■ TASK TO COMPLETE
Write each line of the material exactly as given, from the top through the line that contains "-- (#3) -- ($(#3)+(#6,#5)$) -- ($(#3)+(#6,#4)$)", and omit all pictures.

■ DATA LINES
• • • • •

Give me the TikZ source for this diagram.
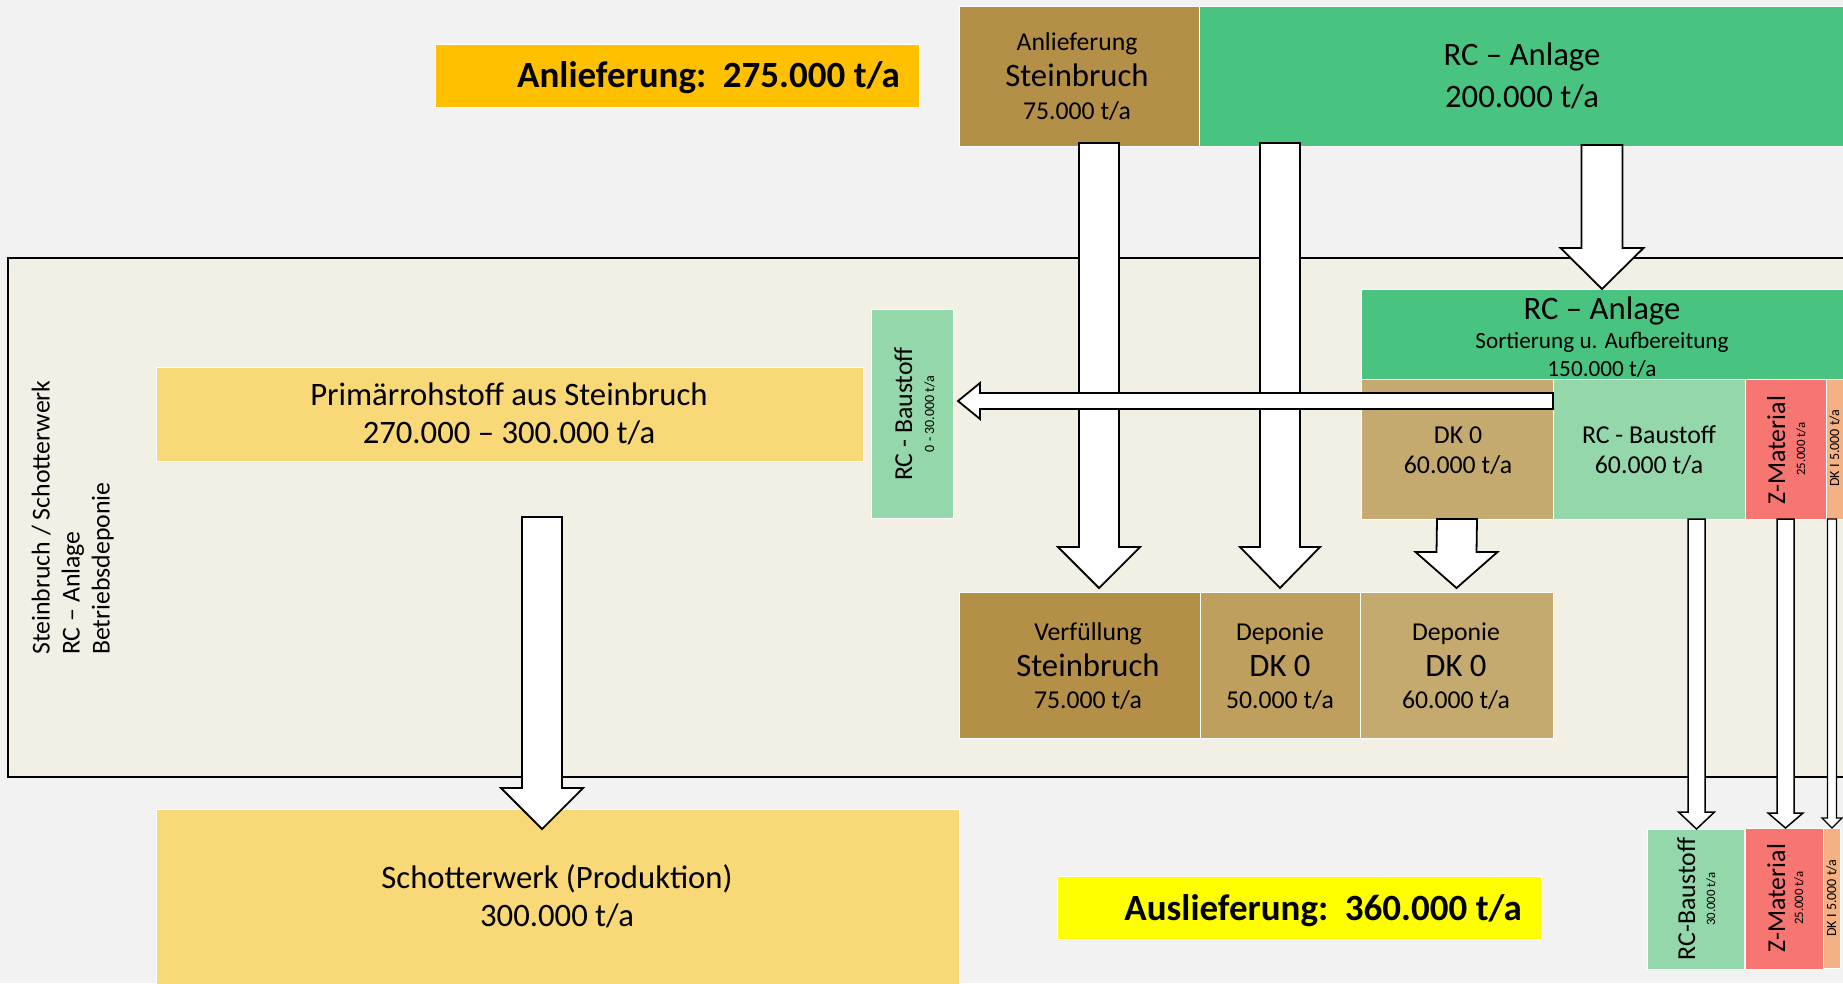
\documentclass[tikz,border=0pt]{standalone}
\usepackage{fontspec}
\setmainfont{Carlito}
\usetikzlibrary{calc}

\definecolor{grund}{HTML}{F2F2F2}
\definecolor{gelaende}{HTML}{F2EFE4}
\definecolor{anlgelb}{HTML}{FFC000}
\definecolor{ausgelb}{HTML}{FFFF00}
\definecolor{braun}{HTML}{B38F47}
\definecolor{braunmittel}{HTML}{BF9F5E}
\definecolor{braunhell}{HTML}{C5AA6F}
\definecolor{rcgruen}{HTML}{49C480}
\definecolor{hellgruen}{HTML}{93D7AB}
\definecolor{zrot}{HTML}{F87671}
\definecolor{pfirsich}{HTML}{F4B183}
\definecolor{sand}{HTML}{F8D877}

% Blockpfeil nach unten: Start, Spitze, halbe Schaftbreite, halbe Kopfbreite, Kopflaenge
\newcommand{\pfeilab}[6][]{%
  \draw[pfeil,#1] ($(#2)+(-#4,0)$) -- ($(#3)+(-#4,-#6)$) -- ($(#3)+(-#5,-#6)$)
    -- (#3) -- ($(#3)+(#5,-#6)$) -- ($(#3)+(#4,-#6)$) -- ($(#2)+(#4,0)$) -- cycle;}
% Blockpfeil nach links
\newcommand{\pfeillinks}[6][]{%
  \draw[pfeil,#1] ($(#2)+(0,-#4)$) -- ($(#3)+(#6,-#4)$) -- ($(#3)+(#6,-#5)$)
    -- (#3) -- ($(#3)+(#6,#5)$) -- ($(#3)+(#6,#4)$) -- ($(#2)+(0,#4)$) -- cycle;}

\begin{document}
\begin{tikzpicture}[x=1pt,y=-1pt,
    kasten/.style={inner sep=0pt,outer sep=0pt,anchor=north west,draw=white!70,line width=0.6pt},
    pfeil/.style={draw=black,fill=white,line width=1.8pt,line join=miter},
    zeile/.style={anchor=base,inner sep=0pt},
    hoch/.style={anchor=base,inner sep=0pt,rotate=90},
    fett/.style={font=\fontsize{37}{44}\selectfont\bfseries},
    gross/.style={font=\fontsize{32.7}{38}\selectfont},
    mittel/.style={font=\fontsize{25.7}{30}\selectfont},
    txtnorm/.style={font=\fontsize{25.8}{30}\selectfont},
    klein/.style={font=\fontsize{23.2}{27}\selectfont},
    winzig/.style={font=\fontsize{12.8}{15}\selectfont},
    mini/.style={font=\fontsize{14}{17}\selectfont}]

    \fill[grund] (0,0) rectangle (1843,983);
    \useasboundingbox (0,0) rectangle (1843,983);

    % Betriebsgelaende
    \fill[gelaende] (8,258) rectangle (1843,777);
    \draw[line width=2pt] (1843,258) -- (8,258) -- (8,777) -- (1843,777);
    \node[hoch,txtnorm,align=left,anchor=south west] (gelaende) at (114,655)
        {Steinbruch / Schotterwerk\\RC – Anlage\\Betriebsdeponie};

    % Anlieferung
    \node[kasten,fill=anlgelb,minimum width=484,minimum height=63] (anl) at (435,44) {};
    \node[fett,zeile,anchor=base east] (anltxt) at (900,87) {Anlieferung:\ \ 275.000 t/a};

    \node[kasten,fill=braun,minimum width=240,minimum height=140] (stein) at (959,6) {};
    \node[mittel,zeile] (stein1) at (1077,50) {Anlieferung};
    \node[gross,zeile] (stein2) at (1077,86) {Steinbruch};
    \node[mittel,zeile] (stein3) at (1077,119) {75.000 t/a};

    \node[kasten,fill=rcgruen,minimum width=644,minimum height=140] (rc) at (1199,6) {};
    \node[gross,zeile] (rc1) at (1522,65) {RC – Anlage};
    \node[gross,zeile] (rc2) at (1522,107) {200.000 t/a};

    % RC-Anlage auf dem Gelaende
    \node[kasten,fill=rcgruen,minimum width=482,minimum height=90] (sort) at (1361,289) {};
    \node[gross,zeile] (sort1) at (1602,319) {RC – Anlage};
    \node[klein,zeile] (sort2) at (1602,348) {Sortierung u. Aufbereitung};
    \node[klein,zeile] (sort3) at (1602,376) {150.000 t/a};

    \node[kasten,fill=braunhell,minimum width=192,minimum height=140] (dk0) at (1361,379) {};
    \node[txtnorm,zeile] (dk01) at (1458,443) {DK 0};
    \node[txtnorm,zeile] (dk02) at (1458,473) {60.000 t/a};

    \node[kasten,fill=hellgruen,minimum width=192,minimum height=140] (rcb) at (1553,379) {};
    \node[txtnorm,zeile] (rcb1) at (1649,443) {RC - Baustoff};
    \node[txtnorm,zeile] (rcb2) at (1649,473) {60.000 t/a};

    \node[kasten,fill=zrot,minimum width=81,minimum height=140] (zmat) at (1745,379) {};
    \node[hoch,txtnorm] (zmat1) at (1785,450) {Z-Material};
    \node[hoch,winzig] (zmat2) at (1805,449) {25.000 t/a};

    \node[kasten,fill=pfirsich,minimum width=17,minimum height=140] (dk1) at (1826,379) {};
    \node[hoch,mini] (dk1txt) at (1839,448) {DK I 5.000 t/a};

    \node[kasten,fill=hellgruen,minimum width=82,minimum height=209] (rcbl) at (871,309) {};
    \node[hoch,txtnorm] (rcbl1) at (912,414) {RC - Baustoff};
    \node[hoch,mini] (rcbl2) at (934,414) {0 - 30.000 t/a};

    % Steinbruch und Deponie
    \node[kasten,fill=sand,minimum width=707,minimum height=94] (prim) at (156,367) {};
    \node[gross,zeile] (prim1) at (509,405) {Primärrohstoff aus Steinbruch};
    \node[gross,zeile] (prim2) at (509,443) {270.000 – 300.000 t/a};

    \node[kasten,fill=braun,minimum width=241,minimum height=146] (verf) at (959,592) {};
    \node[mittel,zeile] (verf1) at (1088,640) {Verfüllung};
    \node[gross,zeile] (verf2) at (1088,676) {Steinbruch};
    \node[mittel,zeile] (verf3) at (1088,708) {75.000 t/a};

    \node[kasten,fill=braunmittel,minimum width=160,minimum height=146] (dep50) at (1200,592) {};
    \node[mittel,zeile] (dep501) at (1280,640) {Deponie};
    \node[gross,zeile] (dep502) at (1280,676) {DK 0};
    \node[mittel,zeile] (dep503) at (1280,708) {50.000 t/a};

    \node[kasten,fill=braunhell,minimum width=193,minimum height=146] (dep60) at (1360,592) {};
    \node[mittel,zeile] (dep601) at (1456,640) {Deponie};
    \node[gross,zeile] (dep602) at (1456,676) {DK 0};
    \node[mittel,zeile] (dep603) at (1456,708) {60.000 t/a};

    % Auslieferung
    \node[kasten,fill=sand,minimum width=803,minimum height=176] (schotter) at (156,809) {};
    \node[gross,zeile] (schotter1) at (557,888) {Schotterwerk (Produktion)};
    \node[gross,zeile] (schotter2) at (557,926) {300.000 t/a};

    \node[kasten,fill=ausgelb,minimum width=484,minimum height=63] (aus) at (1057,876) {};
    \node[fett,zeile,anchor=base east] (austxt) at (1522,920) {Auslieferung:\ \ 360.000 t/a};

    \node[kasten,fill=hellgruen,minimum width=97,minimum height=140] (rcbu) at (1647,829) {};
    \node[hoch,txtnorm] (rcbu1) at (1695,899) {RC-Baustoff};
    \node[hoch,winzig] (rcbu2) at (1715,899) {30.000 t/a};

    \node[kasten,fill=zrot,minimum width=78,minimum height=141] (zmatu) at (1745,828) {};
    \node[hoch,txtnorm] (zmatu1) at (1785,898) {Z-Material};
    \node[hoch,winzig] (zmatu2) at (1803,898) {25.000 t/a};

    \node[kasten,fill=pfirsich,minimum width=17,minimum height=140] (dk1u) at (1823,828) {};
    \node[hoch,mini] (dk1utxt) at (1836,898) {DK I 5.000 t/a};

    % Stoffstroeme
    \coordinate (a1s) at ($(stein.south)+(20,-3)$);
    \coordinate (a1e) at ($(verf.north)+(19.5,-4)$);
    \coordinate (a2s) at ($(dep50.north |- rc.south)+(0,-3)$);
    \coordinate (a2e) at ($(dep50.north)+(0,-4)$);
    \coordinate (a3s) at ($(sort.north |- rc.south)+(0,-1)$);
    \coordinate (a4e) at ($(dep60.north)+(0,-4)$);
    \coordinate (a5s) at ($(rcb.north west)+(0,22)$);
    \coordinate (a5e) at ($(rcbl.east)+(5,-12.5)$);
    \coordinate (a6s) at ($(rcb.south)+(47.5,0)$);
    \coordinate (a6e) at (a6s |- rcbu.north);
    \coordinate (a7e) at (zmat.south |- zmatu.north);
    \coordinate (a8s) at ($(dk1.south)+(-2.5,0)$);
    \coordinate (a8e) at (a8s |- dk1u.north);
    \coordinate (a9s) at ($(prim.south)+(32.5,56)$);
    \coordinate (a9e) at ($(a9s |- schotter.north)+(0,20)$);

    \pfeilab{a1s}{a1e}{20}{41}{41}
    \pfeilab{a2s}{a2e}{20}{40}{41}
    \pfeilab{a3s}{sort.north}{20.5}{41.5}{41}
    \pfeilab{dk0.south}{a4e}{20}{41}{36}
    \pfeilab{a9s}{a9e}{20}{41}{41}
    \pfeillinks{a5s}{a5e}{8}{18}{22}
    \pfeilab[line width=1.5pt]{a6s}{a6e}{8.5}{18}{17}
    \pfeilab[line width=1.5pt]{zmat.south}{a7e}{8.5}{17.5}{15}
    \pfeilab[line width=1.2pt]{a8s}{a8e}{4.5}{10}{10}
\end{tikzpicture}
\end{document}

• • • • •

■ ANSWER IN FULL
Give me the TikZ source for this diagram.
\documentclass[tikz,border=0pt]{standalone}
\usepackage{fontspec}
\setmainfont{Carlito}
\usetikzlibrary{calc}

\definecolor{grund}{HTML}{F2F2F2}
\definecolor{gelaende}{HTML}{F2EFE4}
\definecolor{anlgelb}{HTML}{FFC000}
\definecolor{ausgelb}{HTML}{FFFF00}
\definecolor{braun}{HTML}{B38F47}
\definecolor{braunmittel}{HTML}{BF9F5E}
\definecolor{braunhell}{HTML}{C5AA6F}
\definecolor{rcgruen}{HTML}{49C480}
\definecolor{hellgruen}{HTML}{93D7AB}
\definecolor{zrot}{HTML}{F87671}
\definecolor{pfirsich}{HTML}{F4B183}
\definecolor{sand}{HTML}{F8D877}

% Blockpfeil nach unten: Start, Spitze, halbe Schaftbreite, halbe Kopfbreite, Kopflaenge
\newcommand{\pfeilab}[6][]{%
  \draw[pfeil,#1] ($(#2)+(-#4,0)$) -- ($(#3)+(-#4,-#6)$) -- ($(#3)+(-#5,-#6)$)
    -- (#3) -- ($(#3)+(#5,-#6)$) -- ($(#3)+(#4,-#6)$) -- ($(#2)+(#4,0)$) -- cycle;}
% Blockpfeil nach links
\newcommand{\pfeillinks}[6][]{%
  \draw[pfeil,#1] ($(#2)+(0,-#4)$) -- ($(#3)+(#6,-#4)$) -- ($(#3)+(#6,-#5)$)
    -- (#3) -- ($(#3)+(#6,#5)$) -- ($(#3)+(#6,#4)$) -- ($(#2)+(0,#4)$) -- cycle;}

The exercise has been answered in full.